The following features need to be implemented to support the notation framework:

  • a notation parser that extracts a fixed-size notation pattern from a user-input String
Well-Definedness

WD predicates also are user-provided data.

Example:

\mathit{D}(e_1) \land (\forall i \cdot i \in 1\mathit{..}(n-1) \Rightarrow (\mathit{D}(e_i) \Rightarrow \mathit{D}(e_{i+1})))

In order to process WD predicates, we need to add the following features to the AST:

  • the \mathit{D} operator
  • expression variables (predicate variables already exist)
  • special expression variables and predicate variables that denote a particular formula child (we need to refer to e_1 and e_i in the above example)
  • a parse() method that accepts these special meta variables and the \mathit{D} operator and returns a Predicate (a WD Predicate Pattern)
  • a makeWDPredicate(aWDPredicatePattern, aPatternInstantiation) method that makes an actual WD predicate
Type Check

An extension shall give a type rule, which consists in:

  • type check predicates (addressed in this very section)
  • a resulting type expression (only for expressions)

Example:

(\forall i \cdot \mathit{type}(e_i) = \pow(\alpha)) \land (\forall i,j \cdot \mathit{type}(e_i)=\mathit{type}(e_j))

Type checking can be reified provided the following new AST features:

  • the \mathit{type} operator
  • type variables (\alpha)
  • the above-mentioned expression variables and predicate variables
  • a parse() method that accepts these special meta variables and the \mathit{type} operator and returns a Predicate (a Type Predicate Pattern)
  • a makeTypePredicate(aTypePredicatePattern, aPatternInstantiation) method that makes an actual Type predicate
Type Solve

This section addresses type synthesizing for extended expressions (the resulting type part of a type rule). It is given as a type expression pattern, so that the actual type can be computed from the children.

Example:

 \pow(\mathit{type}(e_1))

In addition to the requirements for Type Check, the following features are needed:

  • a parse() method that accepts special meta variables and the \mathit{type} operator and returns an Expression (a Type Expression Pattern)
  • a makeTypeExpression(aTypeExpressionPattern, aPatternInstantiation) method that makes an actual Type expression

Static Checker requirements

TODO

Proof Obligation Generator requirements

TODO

Provers requirements

TODO

Extension compatibility issues

TODO

User Input Summarization

Identified required data entail the following user input:

TODO

Impact on other tools

Impacted plug-ins (use a factory to build formulæ):

  • org.eventb.core
In particular, the static checker and proof obligation generator are impacted.
  • org.eventb.core.seqprover
  • org.eventb.pp
  • org.eventb.pptrans
  • org.eventb.ui

Identified Problems

The parser shall enforce verifications to detect the following situations:

  • Two mathematical extensions are not compatible (the extensions define symbols with the same name but with a different semantics).
  • A mathematical extension is added to a model and there is a conflict between a symbol and an identifier.
  • An identifier which conflicts with a symbol of a visible mathematical extension is added to a model.

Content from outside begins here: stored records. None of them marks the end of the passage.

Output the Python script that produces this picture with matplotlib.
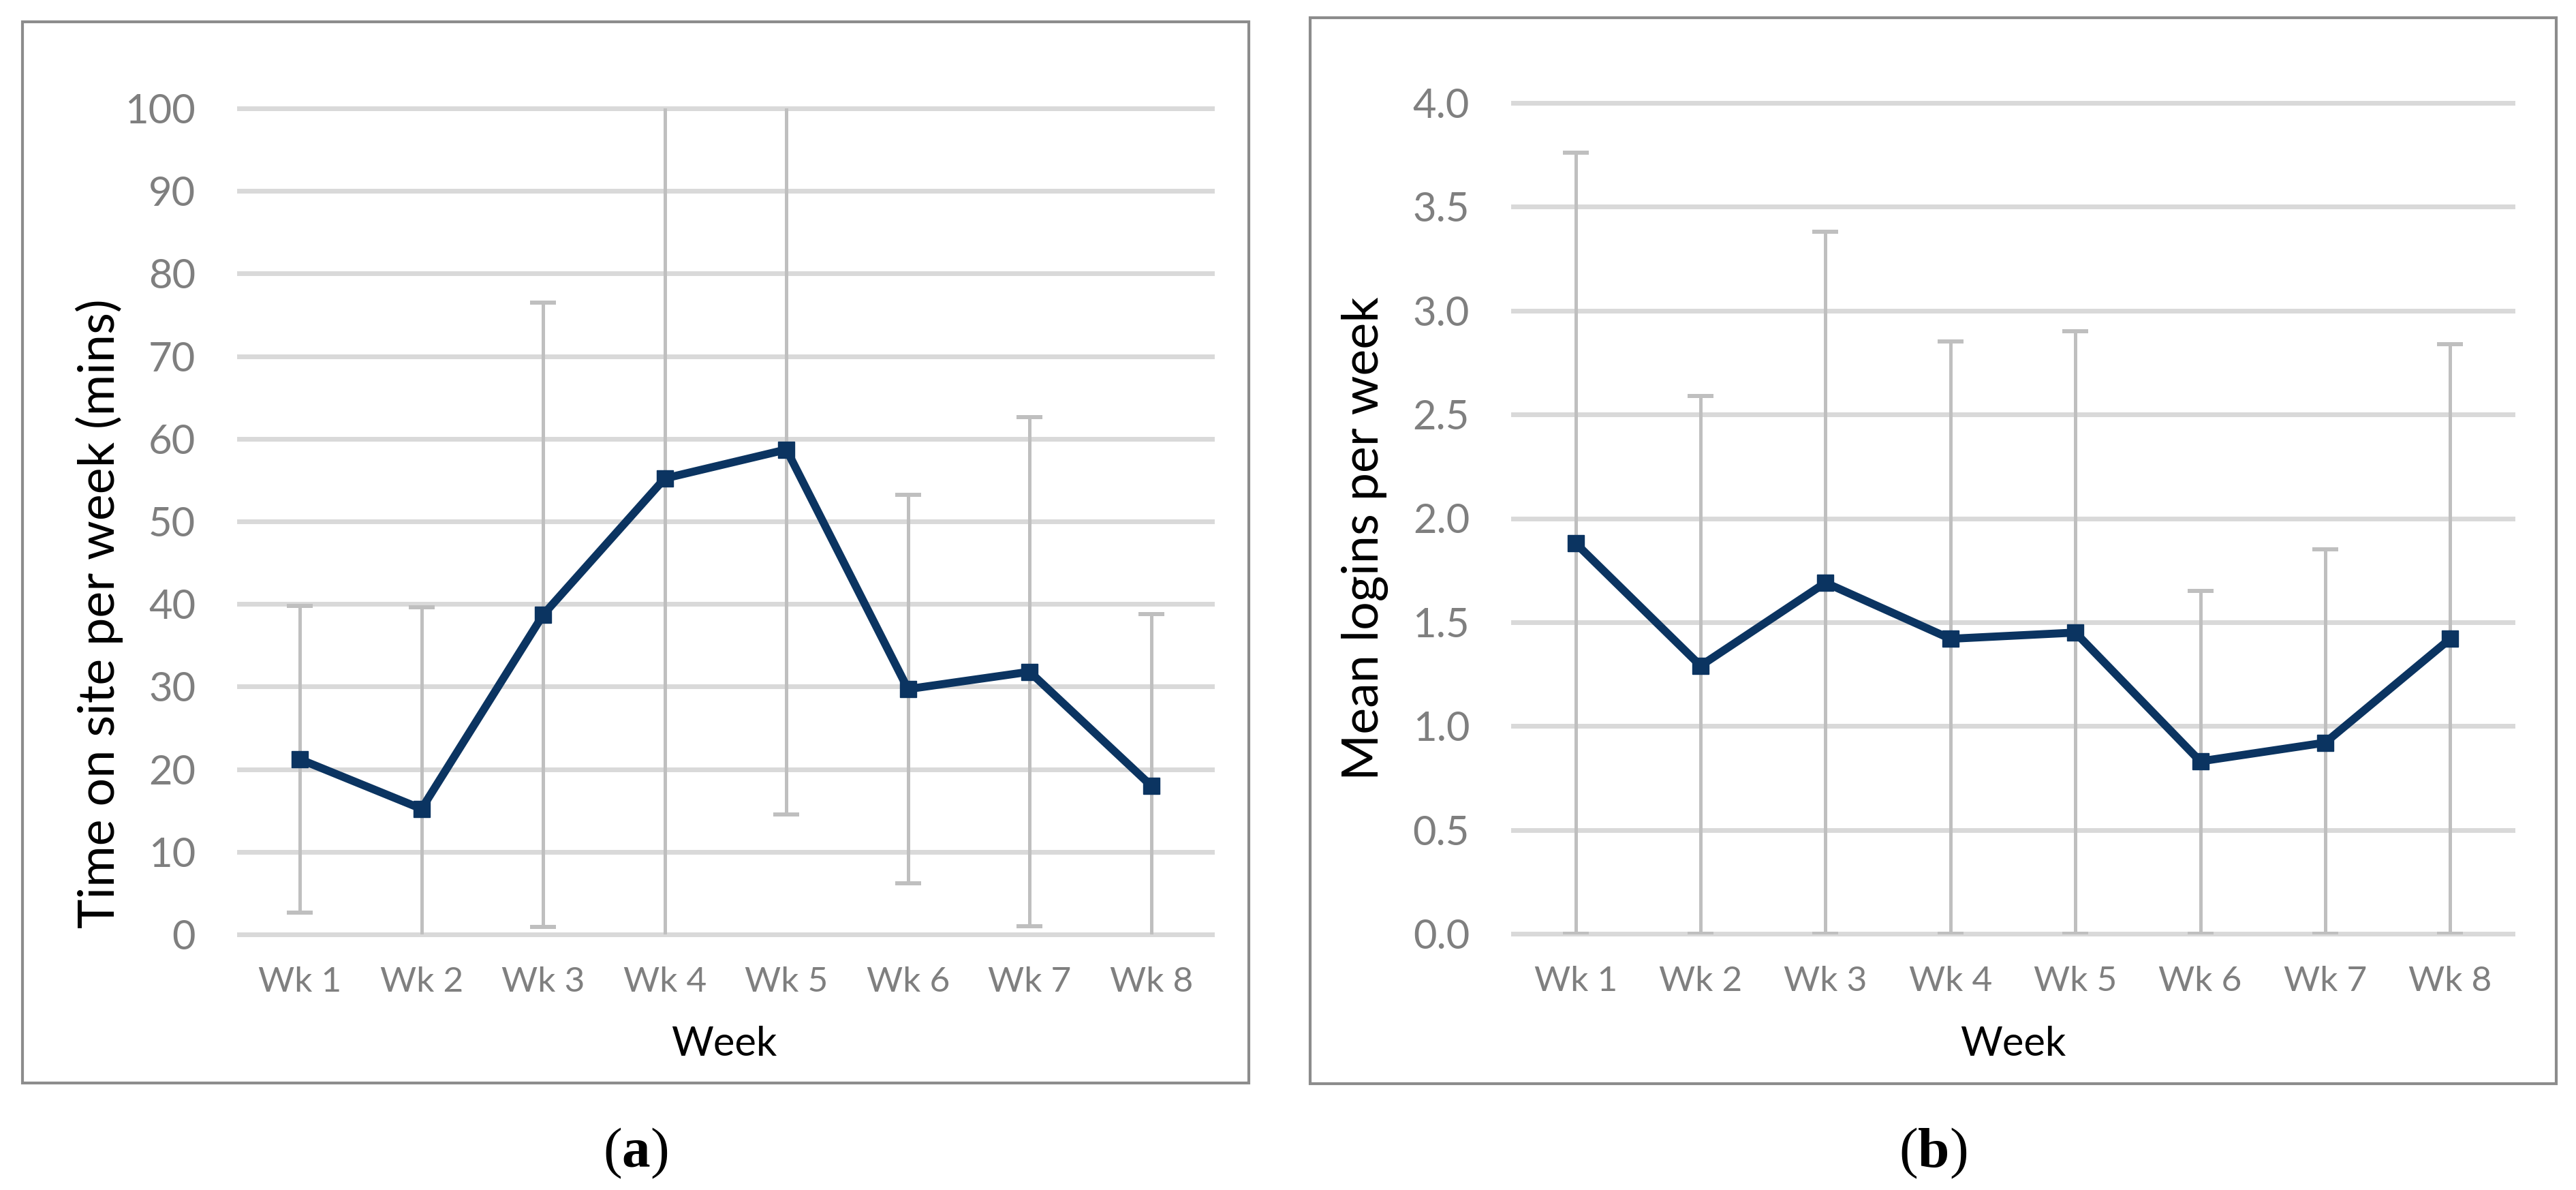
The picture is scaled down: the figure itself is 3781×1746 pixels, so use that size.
import matplotlib
matplotlib.use("Agg")
import matplotlib.pyplot as plt
import numpy as np

# data
weeks = ["Wk 1", "Wk 2", "Wk 3", "Wk 4", "Wk 5", "Wk 6", "Wk 7", "Wk 8"]

# (a) time on site per week (mins): mean and SD
time_mean = [21.2, 15.2, 38.7, 55.2, 58.7, 29.7, 31.8, 18.0]
time_sd = [18.6, 24.4, 37.8, 56.0, 44.2, 23.5, 30.8, 20.8]

# (b) mean logins per week: mean, upper end of bar, lower end of bar
login_mean = [1.88, 1.29, 1.69, 1.42, 1.45, 0.83, 0.92, 1.42]
login_upper = [3.76, 2.59, 3.38, 2.85, 2.90, 1.65, 1.85, 2.84]
login_lower = [0.0, 0.0, 0.0, 0.0, 0.0, 0.0, 0.0, 0.0]

plt.rcParams['font.family'] = ['Lato', 'DejaVu Sans']
plt.rcParams['mathtext.fontset'] = 'custom'
plt.rcParams['mathtext.rm'] = 'Liberation Serif'
plt.rcParams['mathtext.bf'] = 'Liberation Serif:bold'

W, H = 3781, 1746
fig = plt.figure(figsize=(W / 100, H / 100), dpi=100)

navy = '#0b3461'
grey_txt = '#7f7f7f'


def px_axes(l, r, t, b):
    return fig.add_axes([l / W, 1 - b / H, (r - l) / W, (b - t) / H])


def panel_box(l, r, t, b):
    rect = plt.Rectangle((l / W, 1 - b / H), (r - l) / W, (b - t) / H,
                         transform=fig.transFigure, fill=False,
                         edgecolor='#8c8c8c', linewidth=3.0)
    fig.add_artist(rect)


def style(ax, ymax, step, fmt):
    ax.set_xlim(0.5, 8.5)
    ax.set_ylim(0, ymax)
    ax.set_yticks(np.arange(0, ymax + step / 2, step))
    ax.set_yticklabels([fmt.format(v) for v in np.arange(0, ymax + step / 2, step)])
    ax.set_xticks(range(1, 9))
    ax.set_xticklabels(weeks)
    for s in ax.spines.values():
        s.set_visible(False)
    ax.tick_params(axis='y', length=0, pad=46, labelsize=43, labelcolor=grey_txt)
    ax.tick_params(axis='x', length=0, pad=34, labelsize=37, labelcolor=grey_txt)
    ax.yaxis.grid(True, color='#d9d9d9', linewidth=5)
    ax.set_axisbelow(True)
    for gl in ax.get_ygridlines():
        gl.set_clip_on(False)


x = np.arange(1, 9)

# panel (a)
panel_box(33, 1833, 32, 1589)
ax1 = px_axes(351, 1779, 159, 1371)
style(ax1, 100, 10, "{:.0f}")
ax1.errorbar(x, time_mean, yerr=time_sd, fmt='none', ecolor='#bfbfbf',
             elinewidth=3.6, capsize=13.5, capthick=4.3, zorder=2)
ax1.plot(x, time_mean, color=navy, linewidth=8.5, marker='s', markersize=17,
         zorder=3, clip_on=False)
fig.text(146 / W, 1 - 900 / H, "Time on site per week (mins)", rotation=90,
         ha='center', va='center', fontsize=53, color='black')
fig.text(1063 / W, 1 - 1532 / H, "Week", ha='center', va='center',
         fontsize=43, color='black')
fig.text(933 / W, 1 - 1692 / H, r"($\mathbf{a}$)", ha='center', va='center',
         fontsize=60, family='Liberation Serif', color='black')

# panel (b)
panel_box(1923, 3752, 26, 1590)
ax2 = px_axes(2221, 3688, 151, 1370)
style(ax2, 4.0, 0.5, "{:.1f}")
lo = np.array(login_mean) - np.array(login_lower)
hi = np.array(login_upper) - np.array(login_mean)
ax2.errorbar(x, login_mean, yerr=[lo, hi], fmt='none', ecolor='#bfbfbf',
             elinewidth=3.6, capsize=13.5, capthick=4.3, zorder=2)
ax2.plot(x, login_mean, color=navy, linewidth=8.5, marker='s', markersize=17,
         zorder=3, clip_on=False)
fig.text(2003 / W, 1 - 790 / H, "Mean logins per week", rotation=90,
         ha='center', va='center', fontsize=53, color='black')
fig.text(2955 / W, 1 - 1532 / H, "Week", ha='center', va='center',
         fontsize=43, color='black')
fig.text(2837 / W, 1 - 1692 / H, r"($\mathbf{b}$)", ha='center', va='center',
         fontsize=60, family='Liberation Serif', color='black')

fig.savefig("out.png", dpi=100)
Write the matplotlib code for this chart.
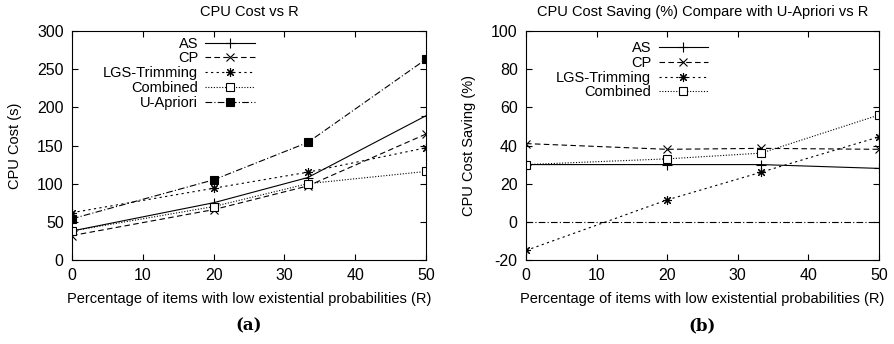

Beyond that, the following situations are problematic:

  • A formula has been written with a given parser configuration and is read with another parser configuration.
As a consequence, it appears as necessary to remember the parser configuration.
The static checker will then have a way to invalid the sources of conflicts (e.g., priority of operators, etc).
The static checker will then have a way to invalid the formula upon detecting a conflict (name clash, associativity change, semantic change...) mathieu
  • A proof may free a quantified expression which is in conflict with a mathematical extension.
SOLUTION #1: Renaming the conflicting identifiers in proofs?

Open Questions

New types

Which option should we prefer for new types?

  • OPTION #1: Transparent mode.
In transparent mode, it is always referred to the base type. As a consequence, the type conversion is implicitly supported (weak typing).
For example, it is possible to define the DISTANCE and SPEED types, which are both derived from the \intg base type, and to multiply a value of the former type with a value of the latter type.
  • OPTION #2: Opaque mode.
In opaque mode, it is never referred to the base type. As a consequence, values of one type cannot be converted to another type (strong typing).
Thus, the above multiplication is not allowed.
This approach has at least two advantages:
  • Stronger type checking.
  • Better prover performances.
It also has some disadvantages:
  • need of extractors to convert back to base types.
  • need of extra circuitry to allow things like x:=d*2 where x, d are of type DISTANCE
  • OPTION #3: Mixed mode.
In mixed mode, the transparent mode is applied to scalar types and the opaque mode is applied to other types.

Scope of the mathematical extensions

  • OPTION #1: Project scope.
The mathematical extensions are implicitly visible to all components of the project that has imported them.
  • OPTION #2: Component scope.
The mathematical extensions are only visible to the components that have explicitly imported them. However, note that this visibility is propagated through the hierarchy of contexts and machines (EXTENDS, SEES and REFINES clauses).
An issue has been identified. Suppose that ext1 extension is visible to component C1 and ext2 is visible to component C2, and there is no compatibility issue between ext1 and ext2. It is not excluded that an identifier declared in C1 conflict with a symbol in ext2. As a consequence, a global verification is required when adding a new mathematical extension.

Bibliography

This proposal consists in considering three kinds of extension:
  1. Extensions of set-theoretic expressions or predicates: example extensions of this kind consist in adding the transitive closure of relations or various ordered relations.
  2. Extensions of the library of theorems for predicates and operators.
  3. Extensions of the Set Theory itself through the definition of algebraic types such as lists or ordered trees using new set constructors.